Certainly, these classes and teachers already exist, they are just not being properly utilized. We don’t need to reinvent the wheel here, we just need to gather our (human) resources and put them to a more proper use.
Next, Metro takes progressive action citing every jaywalker they see, every bicycle driving on the sidewalk, every motorist who fails to yield the right-of-way to pedestrians and bicycles- essentially any person who is being reckless and/or endangering the public.
Obviously, our society has back doors for the wealthy, so you won’t be able to insure that every single dangerous person on the road will take the civics class over a hefty fine, but it is a very good step in the right direction.
Today, we have television commercials featuring some lawyer and some law enforcement officer telling us that we need to “look out” and “be careful”. Not very effective. I would much rather see ads demonstrating the difference between safe and unsafe behavior, including the “3 foot rule”.
I would bet that the majority of drivers in this town are completely unaware that they are required by law to leave 3 feet between their vehicle and a person who is riding a bicycle (when passing). Although, I suppose they’re not really “required by law” if law enforcement does nothing to enforce said law. Maybe it’s time to start enforcing this law and maybe bicyclists can get off of the sidewalk.
Bicyclists on the sidewalk.
I am afraid that I might murder someone one of these days and I really do not want to. It’s just that every time a bicycle nearly takes me (and my partner) out while I am walking on the sidewalk, I am incredibly tempted to bump them just so, sending them flying into the mass of vehicles hurling past. It would be so easy and over so fast and then I would likely live the rest of my life in regretful, utter misery inside of a Nevada penitentiary- which is why I don’t do it. That and I am a truly gentle soul.
But it is so very tempting.
I can empathize however. Though local customs define a bicycle as a moving vehicle that belongs in the roadway, I completely understand wanting to drive your bicycle on the sidewalk.
I did the very same thing when I was growing up in this town until about the age of 12 or 13 when I began to comprehend that the sidewalk is reserved solely for pedestrians aka walking.
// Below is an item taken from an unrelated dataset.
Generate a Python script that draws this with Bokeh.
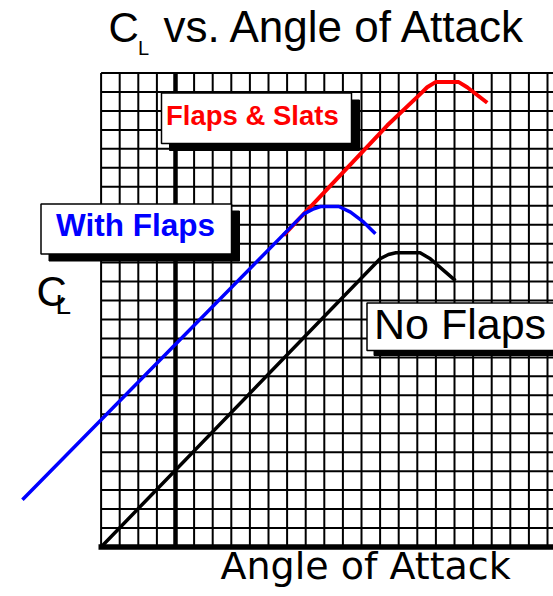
from bokeh.plotting import figure
from bokeh.models import Range1d
from bokeh.core.properties import value
from bokeh.embed import file_html
from bokeh.resources import INLINE

# ---------------- data (in grid cells) ----------------
series_names = ["No Flaps", "With Flaps", "Flaps & Slats"]

aoa_no_flaps = [-4.0, 11.0, 11.45, 11.85, 13.15, 13.7, 15.05]
cl_no_flaps = [0.0, 15.2, 15.43, 15.52, 15.52, 15.2, 14.05]

aoa_with_flaps = [-8.23, 6.90, 7.44, 7.80, 8.78, 9.41, 10.12, 10.75]
cl_with_flaps = [2.49, 17.57, 17.84, 17.96, 17.96, 17.66, 17.13, 16.52]

aoa_flaps_slats = [5.81, 11.38, 13.17, 13.53, 13.98, 15.23, 15.68, 16.76]
cl_flaps_slats = [16.43, 22.23, 23.90, 24.25, 24.52, 24.52, 24.25, 23.43]

grid_aoa = list(range(-4, 21))   # vertical grid lines
grid_cl = list(range(0, 26))     # horizontal grid lines

title_sym, title_sub, title_rest = "C", "L", "vs. Angle of Attack"
x_label = "Angle of Attack"
y_sym, y_sub = "C", "L"

# ---------------- layout helpers (reference pixels -> data) ----------------
CELL_W, CELL_H = 18.6, 18.96
ORIGIN_X, ORIGIN_Y = 175.0, 546.5
W, H = 553, 596
BASE_FIX = 0.38   # empirical baseline correction (fraction of font size)


def X(rx):
    return (rx - ORIGIN_X) / CELL_W


def Y(ry):
    return (ORIGIN_Y - ry) / CELL_H


p = figure(width=W, height=H,
           x_range=Range1d(X(0), X(W)),
           y_range=Range1d(Y(H), Y(0)),
           output_backend="svg", toolbar_location=None,
           x_axis_type=None, y_axis_type=None, min_border=0)
p.outline_line_color = None
p.background_fill_color = "white"
p.border_fill_color = "white"

gx0, gx1 = min(grid_aoa), X(570)
gy0, gy1 = min(grid_cl), max(grid_cl)

# grid
p.segment(x0=grid_aoa, y0=[gy0] * len(grid_aoa), x1=grid_aoa, y1=[gy1] * len(grid_aoa),
          line_color="black", line_width=2)
p.segment(x0=[gx0] * len(grid_cl), y0=grid_cl, x1=[gx1] * len(grid_cl), y1=grid_cl,
          line_color="black", line_width=2)
# thick axes
p.segment(x0=[0], y0=[gy0], x1=[0], y1=[gy1], line_color="black", line_width=4.5)
p.segment(x0=[X(98)], y0=[0], x1=[gx1], y1=[0], line_color="black", line_width=5.5)

# curves
p.line(aoa_no_flaps, cl_no_flaps, line_color="black", line_width=3.5, line_join="round")
p.line(aoa_flaps_slats, cl_flaps_slats, line_color="#ff0000", line_width=4, line_join="round")
p.line(aoa_with_flaps, cl_with_flaps, line_color="#0000ff", line_width=3.5, line_join="round")


def label_box(l, t, r, b, ox, oy):
    p.quad(left=[X(l + ox)], right=[X(r + ox)], top=[Y(t + oy)], bottom=[Y(b + oy)],
           fill_color="black", line_color="black", line_width=1)
    p.quad(left=[X(l)], right=[X(r)], top=[Y(t)], bottom=[Y(b)],
           fill_color="white", line_color="black", line_width=1.5)


def txt(rx, ry, s, size, color="black", font="Liberation Sans", style="normal"):
    p.text(x=[X(rx)], y=[Y(ry - BASE_FIX * size)], text=[s], text_color=color,
           text_font=value(font), text_font_size=value(f"{size}px"),
           text_font_style=style, text_align="left", text_baseline="alphabetic")


label_box(161, 92.5, 351, 143, 8, 7)
label_box(40.5, 203.5, 231, 253.5, 8, 7)
label_box(366.5, 302.5, 600, 350, 7, 5)

txt(165.5, 125, series_names[2], 27.5, color="#ff0000", style="bold")
txt(55.5, 236.5, series_names[1], 31.5, color="#0000ff", style="bold")
txt(373.5, 340, series_names[0], 43)

# title
txt(108, 43, title_sym, 42)
txt(137.5, 55, title_sub, 20)
txt(163, 43, title_rest, 44)

# y label
txt(36, 306.5, y_sym, 42)
txt(55, 315, y_sub, 28)

# x label
txt(220, 580, x_label, 38, font="DejaVu Sans")

open("out.html", "w").write(file_html(p, INLINE))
It is such an easy mistake to make, largely because the idea of bicycles sharing the road with automobiles is suicidal at best. Who in their right mind ever truly believed that a person driving a bicycle (even with a helmet) should be using the exact same paths as 2 ton hunks of steel traveling at increasing excessive speeds? Who, I ask!
This brings us back to the civics class. Many, I mean to say, an enormous chunk of our population, have moved here from countries south of the United States.
As it has been explained to me, in these central American countries, you are required to ride bicycles on the sidewalk and it is illegal (and even more insane) to drive them in the street.
Could it be that someone needs to sit them down and explain how things work here?
If the local governments and law enforcement don’t act then who will?
The police will simply continue to REACT to offenders and issue fines as if this is a way to prevent crime. It’s not.
This may sound overly simplified but that is just because the answers appear to be just that simple.
Educate the public.
Educate them and keep doing so until the magic number of ZERO FATALITIES is a reality.